Leave out every picture, then output exactly the lines between the ones holding "Clone this chart in matplotlib." and "xticks = [20, 40, 60, 80]", inclusive, and nothing beyond them.

+-------+

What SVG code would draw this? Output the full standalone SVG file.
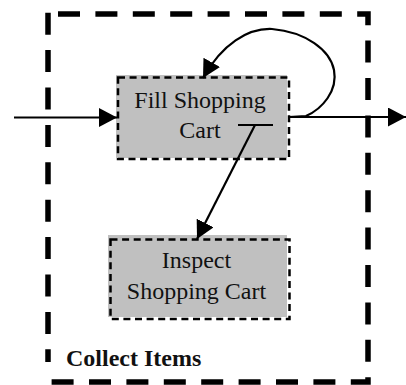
<svg xmlns="http://www.w3.org/2000/svg" width="406" height="385" viewBox="0 0 406 385">
  <style>
    .frame { fill: none; stroke: #000; stroke-width: 5.5; stroke-dasharray: 22 15.4; stroke-linejoin: miter; }
    .box { fill: #c0c0c0; }
    .border { fill: none; stroke: #000; stroke-width: 2.5; stroke-dasharray: 7 4.6; }
    .label { font-family: "Liberation Serif", "Times New Roman", serif; font-size: 24px; fill: #111; text-anchor: middle; }
    .title { font-family: "Liberation Serif", "Times New Roman", serif; font-size: 24px; font-weight: bold; fill: #111; }
    .flow { fill: none; stroke: #000; stroke-width: 2.2; }
  </style>
  <defs>
    <marker id="arrow" markerUnits="userSpaceOnUse" markerWidth="20" markerHeight="20" refX="18" refY="9.5" orient="auto" viewBox="0 0 20 20">
      <path d="M0,0 L18,9.5 L0,19 z" fill="#000"/>
    </marker>
  </defs>

  <!-- Collect Items activity frame -->
  <g id="collect-items">
    <path class="frame" d="M48,14 L368,14 L368,382 L48,382" stroke-dashoffset="27.4"/>
    <path class="frame" d="M48,12.7 L48,362"/>
    <text class="title" x="66" y="366">Collect Items</text>
  </g>

  <!-- Fill Shopping Cart -->
  <g id="fill-shopping-cart">
    <rect class="box" x="116" y="75" width="171" height="83"/>
    <rect class="border" x="118" y="77.5" width="171" height="81.5"/>
    <text class="label" x="200" y="108">Fill Shopping</text>
    <text class="label" x="200" y="138">Cart</text>
  </g>

  <!-- Inspect Shopping Cart -->
  <g id="inspect-shopping-cart">
    <rect class="box" x="108" y="235" width="179" height="82"/>
    <rect class="border" x="110.5" y="239.5" width="179" height="79.5"/>
    <text class="label" x="196.5" y="267.5">Inspect</text>
    <text class="label" x="196.5" y="299">Shopping Cart</text>
  </g>

  <!-- Connectors -->
  <g id="connectors">
    <path class="flow" d="M14,117.5 L117,117.5" marker-end="url(#arrow)"/>
    <path class="flow" d="M289,117 L406,117" marker-end="url(#arrow)"/>
    <path class="flow" d="M289,117 L306,116 C322,109 338,91 334,70 C330,50 306,32 272,29 C248,28 222,44 203,78" marker-end="url(#arrow)"/>
    <path class="flow" d="M238,125 L273,125"/>
    <path class="flow" d="M255,125 L197,239" marker-end="url(#arrow)"/>
  </g>
</svg>
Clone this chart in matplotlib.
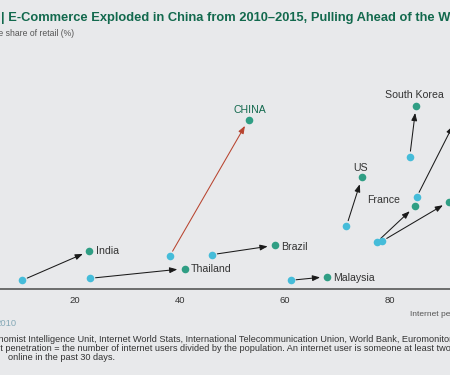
import matplotlib
matplotlib.use('Agg')
import matplotlib.pyplot as plt
from matplotlib import font_manager

names = {f.name for f in font_manager.fontManager.ttflist}
FONT = 'Liberation Sans' if 'Liberation Sans' in names else 'DejaVu Sans'
plt.rcParams['font.family'] = [FONT, 'DejaVu Sans']

# ---- data (internet penetration %, e-commerce share of retail %) ----
countries = ['India', 'Thailand', 'China', 'Brazil', 'Malaysia', 'US',
             'South Korea', 'France', 'Germany', 'United Kingdom']
pen_2010 = [9.97, 22.9, 38.1, 46.1, 61.1, 71.75, 83.8, 77.5, 78.5, 85.1]
share_2010 = [0.79, 0.97, 3.0, 3.12, 0.79, 5.73, 12.03, 4.25, 4.34, 8.34]
pen_2015 = [22.8, 40.9, 53.1, 58.1, 68.1, 74.7, 85.0, 84.8, 91.3, 92.6]
share_2015 = [3.45, 1.85, 15.4, 3.97, 1.12, 10.15, 16.66, 7.52, 7.95, 15.4]
shown_labels = ['India', 'Thailand', 'CHINA', 'Brazil', 'Malaysia', 'US',
                'South Korea', 'France', '', '']
xticks = [20, 40, 60, 80]

BG = '#e8e9eb'
CYAN = '#45bcd9'
GREEN = '#2f9e84'
DARKGREEN = '#12694d'
RED = '#b8442f'
TXT = '#333333'

W, H = 450, 375
fig = plt.figure(figsize=(W / 100, H / 100), dpi=100, facecolor=BG)
ax_bottom_px, ax_top_px = 289, 60
ax = fig.add_axes([0, (H - ax_bottom_px) / H, 1, (ax_bottom_px - ax_top_px) / H])
ax.set_facecolor(BG)
px_per_unit_x = 5.25
x0_px = -30.2
ax.set_xlim((0 - x0_px) / px_per_unit_x, (W - x0_px) / px_per_unit_x)
ax.set_ylim(0, (ax_bottom_px - ax_top_px) / 11.0)

for s in ['top', 'right', 'left']:
    ax.spines[s].set_visible(False)
ax.spines['bottom'].set_color('#4a4a4a')
ax.spines['bottom'].set_linewidth(1.1)
ax.set_yticks([])
ax.set_xticks(xticks)
ax.set_xticklabels([str(t) for t in xticks])
ax.tick_params(axis='x', length=0, pad=5, labelsize=6.8, labelcolor=TXT)

# arrows
for i, c in enumerate(countries):
    col = RED if c == 'China' else '#1a1a1a'
    ax.annotate('', xy=(pen_2015[i], share_2015[i]), xytext=(pen_2010[i], share_2010[i]),
                arrowprops=dict(arrowstyle='-|>,head_length=0.45,head_width=0.17',
                                color=col, lw=0.75, shrinkA=4, shrinkB=5.2),
                zorder=2, annotation_clip=False)

ax.scatter(pen_2010, share_2010, s=30, color=CYAN, zorder=3, clip_on=False, linewidths=0)
ax.scatter(pen_2015, share_2015, s=30, color=GREEN, zorder=3, clip_on=False, linewidths=0)

# labels: offsets in pixels from the 2015 dot (dx, dy, ha)
offsets = {
    'India': (6.3, -2.5, 'left'),
    'Thailand': (6.4, -3.0, 'left'),
    'CHINA': (1.3, 7.0, 'center'),
    'Brazil': (6.7, -4.5, 'left'),
    'Malaysia': (6.3, -4.0, 'left'),
    'US': (-1.0, 6.6, 'center'),
    'South Korea': (-1.6, 8.0, 'center'),
    'France': (-14.6, 3.6, 'right'),
}
for i, lab in enumerate(shown_labels):
    if not lab:
        continue
    dx, dy, ha = offsets[lab]
    is_china = lab == 'CHINA'
    ax.annotate(lab, xy=(pen_2015[i], share_2015[i]), xytext=(dx, dy),
                textcoords='offset pixels', ha=ha, va='baseline',
                fontsize=7.6, color=DARKGREEN if is_china else TXT,
                zorder=4, annotation_clip=False)

# ---- texts in figure pixel coordinates ----
renderer = fig.canvas.get_renderer()


def text_width(s, **kw):
    t = fig.text(0, 0, s + 'x', **kw)
    w1 = t.get_window_extent(renderer).width
    t.remove()
    t = fig.text(0, 0, 'x', **kw)
    w2 = t.get_window_extent(renderer).width
    t.remove()
    return w1 - w2


def ftext(x_px, y_px, s, hidden_prefix='', **kw):
    off = text_width(hidden_prefix, **kw) if hidden_prefix else 0
    fig.text((x_px - off) / W, 1 - y_px / H, hidden_prefix + s, **kw)


title_kw = dict(fontsize=9.3, fontweight='bold', color=DARKGREEN, va='baseline')
ftext(1.5, 20.5, '| E-Commerce Exploded in China from 2010\u20132015, Pulling Ahead of the West',
      hidden_prefix='Exhibit 1 ', **title_kw)
fig.text(74 / W, 1 - 36.5 / H, 'Online share of retail (%)', ha='right', va='baseline',
         fontsize=6.2, color='#555555')
fig.text(410 / W, 1 - 316 / H, 'Internet penetration (%)', ha='left', va='baseline',
         fontsize=6.0, color='#555555')
fig.text(17 / W, 1 - 325.7 / H, '2010', ha='right', va='baseline',
         fontsize=6.8, color='#86aab8')

foot_kw = dict(fontsize=6.6, color=TXT, va='baseline')
ftext(-1, 342.3, 'nomist Intelligence Unit, Internet World Stats, International '
      'Telecommunication Union, World Bank, Euromonitor; BCG analysis.',
      hidden_prefix='Sources: Eco', **foot_kw)
ftext(0, 351, 't penetration = the number of internet users divided by the population. '
      'An internet user is someone at least two years old who has gone',
      hidden_prefix='Note: Interne', **foot_kw)
fig.text(8 / W, 1 - 359.7 / H, 'online in the past 30 days.', ha='left', **foot_kw)

fig.savefig('out.png', dpi=100, facecolor=BG)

+-------+

SOLUTION:
Clone this chart in matplotlib.
import matplotlib
matplotlib.use('Agg')
import matplotlib.pyplot as plt
from matplotlib import font_manager

names = {f.name for f in font_manager.fontManager.ttflist}
FONT = 'Liberation Sans' if 'Liberation Sans' in names else 'DejaVu Sans'
plt.rcParams['font.family'] = [FONT, 'DejaVu Sans']

# ---- data (internet penetration %, e-commerce share of retail %) ----
countries = ['India', 'Thailand', 'China', 'Brazil', 'Malaysia', 'US',
             'South Korea', 'France', 'Germany', 'United Kingdom']
pen_2010 = [9.97, 22.9, 38.1, 46.1, 61.1, 71.75, 83.8, 77.5, 78.5, 85.1]
share_2010 = [0.79, 0.97, 3.0, 3.12, 0.79, 5.73, 12.03, 4.25, 4.34, 8.34]
pen_2015 = [22.8, 40.9, 53.1, 58.1, 68.1, 74.7, 85.0, 84.8, 91.3, 92.6]
share_2015 = [3.45, 1.85, 15.4, 3.97, 1.12, 10.15, 16.66, 7.52, 7.95, 15.4]
shown_labels = ['India', 'Thailand', 'CHINA', 'Brazil', 'Malaysia', 'US',
                'South Korea', 'France', '', '']
xticks = [20, 40, 60, 80]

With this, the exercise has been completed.